The backdoor didn’t swing open that Wednesday afternoon. I sat watching that piece of hinged wood for an hour before I called the school.
Did he earn a detention? Could you double check, please? The parents of his friends and acquaintances hadn’t seen him that afternoon, quizzing their sons in muffled telephone voices, before saying sorry, no, but we’ll call, I promise.
I drove the streets, hit all the parks, before calling the police. The panic steadily filling my throat broke loose in fierce waves when the officer shook my hand ten minutes later.
Living in a small town has its benefits, especially when your circle of close friends include the men who own the banks, fund the college basketball team and sit on the city council. Police come fast when you’re important to the people who are important.
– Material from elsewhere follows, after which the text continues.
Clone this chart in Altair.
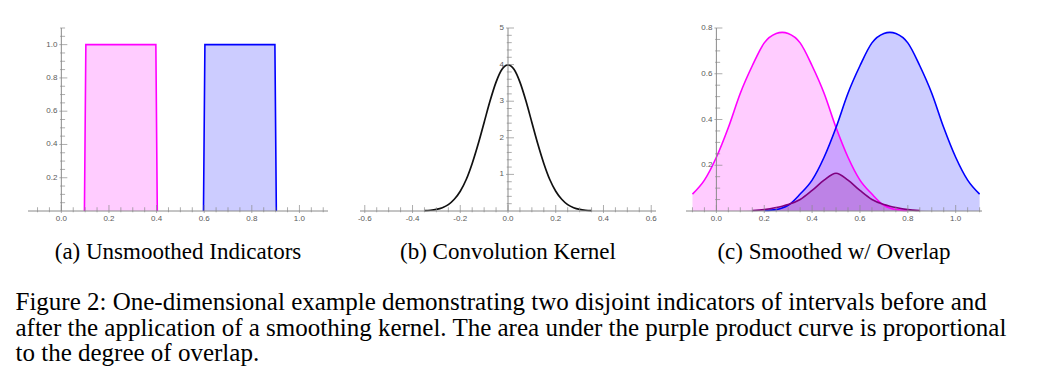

The man I worked for hired a detective the next day to find my boy, a mobbed up guy who rousted the underbelly of Champaign/Urbana for six straight days. I have no idea how much that cost. Kenny was old school, I was one of his and that man always took care of his own without a second thought.
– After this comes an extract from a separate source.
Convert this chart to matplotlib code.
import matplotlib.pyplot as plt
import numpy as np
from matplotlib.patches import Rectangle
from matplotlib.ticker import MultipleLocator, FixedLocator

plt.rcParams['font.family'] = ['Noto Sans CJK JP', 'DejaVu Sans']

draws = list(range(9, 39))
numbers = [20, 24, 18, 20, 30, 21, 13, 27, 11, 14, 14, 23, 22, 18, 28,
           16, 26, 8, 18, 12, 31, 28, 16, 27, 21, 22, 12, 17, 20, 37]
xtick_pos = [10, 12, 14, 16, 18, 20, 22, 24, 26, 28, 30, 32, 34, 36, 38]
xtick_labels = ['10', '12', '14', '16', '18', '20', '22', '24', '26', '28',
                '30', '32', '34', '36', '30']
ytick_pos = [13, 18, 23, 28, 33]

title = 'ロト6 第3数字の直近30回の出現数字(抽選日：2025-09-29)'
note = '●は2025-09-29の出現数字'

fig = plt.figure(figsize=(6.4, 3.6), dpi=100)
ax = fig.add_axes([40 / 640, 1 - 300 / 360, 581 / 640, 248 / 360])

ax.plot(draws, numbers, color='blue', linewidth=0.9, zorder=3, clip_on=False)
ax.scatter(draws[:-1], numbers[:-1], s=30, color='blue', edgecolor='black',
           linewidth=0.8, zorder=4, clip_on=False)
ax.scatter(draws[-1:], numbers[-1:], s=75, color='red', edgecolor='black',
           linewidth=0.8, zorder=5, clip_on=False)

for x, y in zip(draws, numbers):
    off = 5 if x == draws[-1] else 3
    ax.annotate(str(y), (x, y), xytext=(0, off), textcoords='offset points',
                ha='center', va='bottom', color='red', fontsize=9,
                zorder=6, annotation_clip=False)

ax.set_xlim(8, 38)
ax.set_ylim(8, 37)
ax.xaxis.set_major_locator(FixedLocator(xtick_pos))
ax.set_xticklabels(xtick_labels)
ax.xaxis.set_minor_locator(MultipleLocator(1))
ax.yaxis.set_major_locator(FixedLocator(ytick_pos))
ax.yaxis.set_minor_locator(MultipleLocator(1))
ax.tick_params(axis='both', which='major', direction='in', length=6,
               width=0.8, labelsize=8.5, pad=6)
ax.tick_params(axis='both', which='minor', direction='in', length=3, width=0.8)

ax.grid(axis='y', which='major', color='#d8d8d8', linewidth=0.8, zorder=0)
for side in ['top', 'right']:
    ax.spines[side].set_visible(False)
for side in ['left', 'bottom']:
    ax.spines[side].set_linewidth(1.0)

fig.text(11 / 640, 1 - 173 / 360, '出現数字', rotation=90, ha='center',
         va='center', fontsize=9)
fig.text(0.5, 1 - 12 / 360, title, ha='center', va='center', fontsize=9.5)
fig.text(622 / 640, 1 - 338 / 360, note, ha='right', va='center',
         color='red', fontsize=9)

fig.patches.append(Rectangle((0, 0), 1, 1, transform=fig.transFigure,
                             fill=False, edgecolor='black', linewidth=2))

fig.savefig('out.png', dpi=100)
It didn’t matter though, that intensive public and private search, nobody found my boy. My velvet skinned, fourteen year old child was lost to me.
Sound hurts your skin when your child’s gone missing. Heightened senses cause every whisper to grate, the slightest aroma becomes nauseating, appetite is a remnant of some past life and the simple act of breathing becomes an ache of hard work. Sleep cannot happen, missing an hour on watch would be an unforgivable sin. You feel like the animal you truly are when your child turns up gone, reduced to little more than compulsive pacing or unnatural stillness and nothing, not a single blessed thing, exists except for his face and your need to hold it between your hands.
The good call came almost three weeks later. The father of my son’s best friend pressured his boy hard until he broke, my boy was alive and apparently stoned out of his mind a few short miles from home. This good man promised that his son would be muzzled until I captured my child.
My bare edged teenager had been living with some college drop outs in a squalid apartment near campus, these immature dipshits intended to follow Phish across the country as soon as they could scrape up enough cash to fix their van. A VW van. Modern day hippies had seduced my bruised child with dreams of asinine stupidity and hits of decent blotter.
Turns out my boy had been casing our house, hiding in the senile neighbor’s privet, waiting for it to empty so he could grab a knapsack of belongings before heading off on his big adventure. My despair had turned into commando parenting mode by the time I hung up the phone. My husband and I left for work the next morning, parked a block over then walked back home. We watched my boy begin his stroll across the back lawn with a young stranger who obviously hadn’t seen a mother’s touch in a very long time, the king headed out the front door to grab the car packed with suitcases and tickets as I greeted my stunned progeny in the kitchen. I exiled his friend to the back porch and proceeded to guilt my child into temporary submission until we could coax him into the car and onto a plane ride headed home to Texas and out of harm’s way. It wasn’t hard. My son, despite his problems, loved and trusted me.
I lied to my child on that two hour flight home and I plied him with more lies when we piled into the car for the long drive north seven days later. I watched his heart break and a bitter distrust take hold when we pulled into the military school situated three hours south of Champaign. I lied to save my son and it about killed my soul to do it. It took him four long years to forgive my deception. I still think his life and current success was worth that hard price.
I experienced a brief loss, barely tasting the edge of real devastation or the crush of guilt fueled insanity that parents faced with the harsh reality of a truly lost child must embrace. Dante obviously wasn’t a father because he didn’t know jack shit about the true rings of Hell.
Say a prayer for your children and another one for yourself, then hope to God your true blessings never go missing.